The former footballer admitted afterwards that he has yet to decide whether to compete in London.

Chambers must now secure that all-important time before the cut-off date of July 1 — possibly at next week’s European Championships in Helsinki — to complete a controversial comeback after his Olympic ban was overturned two months ago.

The 34-year-old swore and screamed as he crossed the line and, after apologising for his language, admitted that he had been “scared as hell”.

He said: “The heat and the semi-final went terribly and I wasn’t feeling my normal self.

“I knew Adam would be really close and I could feel him getting closer and closer. In a situation like this I have to draw on my experience and that’s what enabled me to win today.”

James Dasaolu, the only other man with the qualifying mark of 10,18secs, held off Simeon Williamson to take third and will now be favourite for the final discretionary spot.

Gemili, a former Chelsea FC trainee who was a complete unknown at the start of this year, has always maintained that next month’s World Junior Championships in Barcelona are his main focus. But he now has the chance to represent his country at a home Olympics after holding his nerve in the biggest race of his life so far.

He said: “Everyone wants to go (to London) — I’ve run the time, I’ve got the spot, but I’ll talk to my coach and see what happens.

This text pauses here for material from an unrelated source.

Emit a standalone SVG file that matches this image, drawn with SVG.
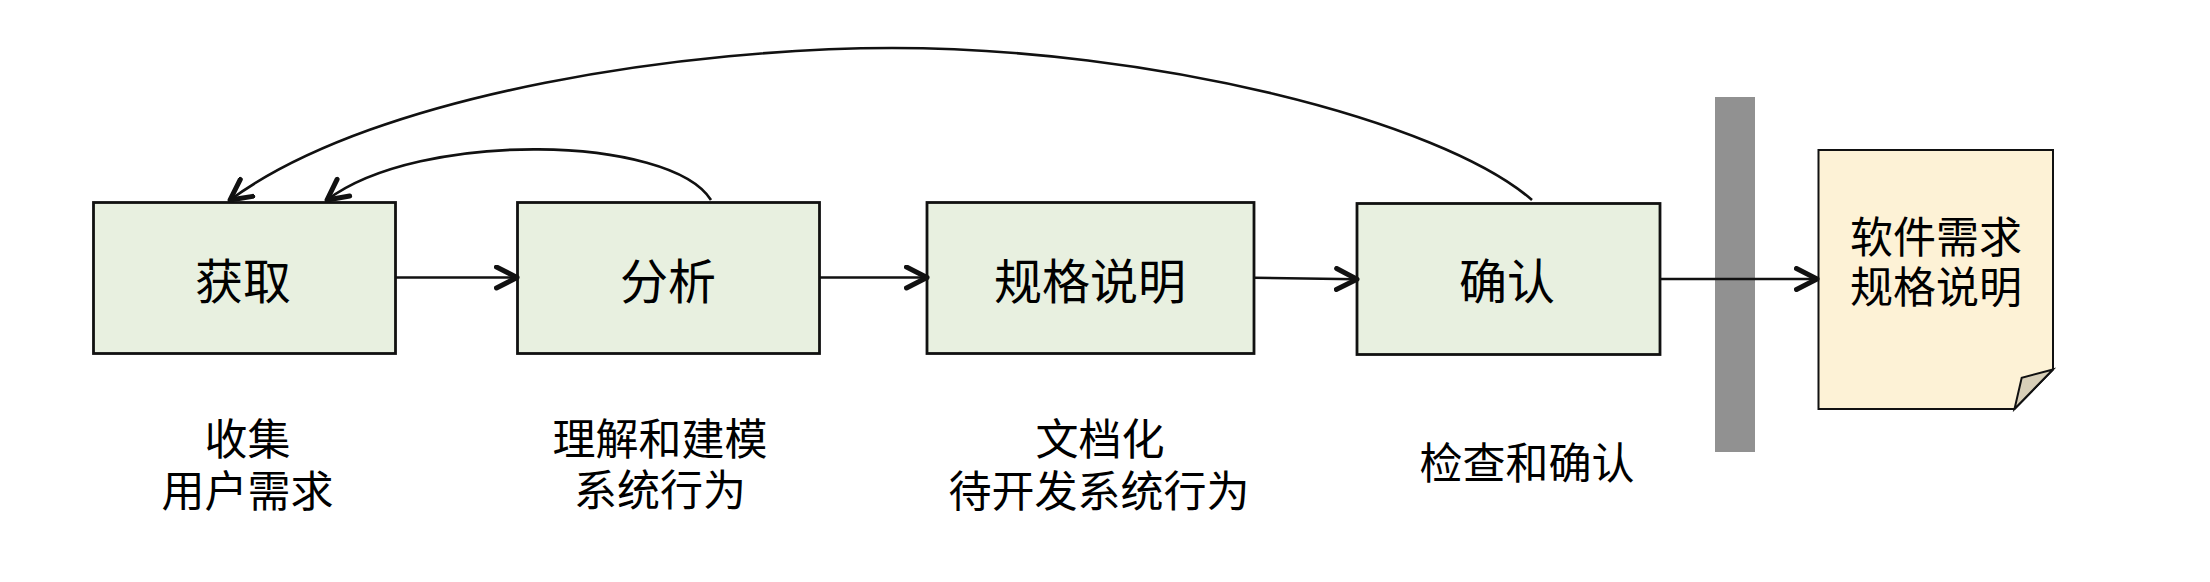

“I was really nervous going into the final. These guys weren’t going to make it easy on me. But until January this year I was playing football, so to be selected for the Olympics is unbelievable.”

On a day when the weather affected times and distances, medal hopefuls Dai Greene, Greg Rutherford and Christine Ohuruogu all booked their places in the squad for London while Jessica Ennis — already guaranteed her slot — underlined her excellent form.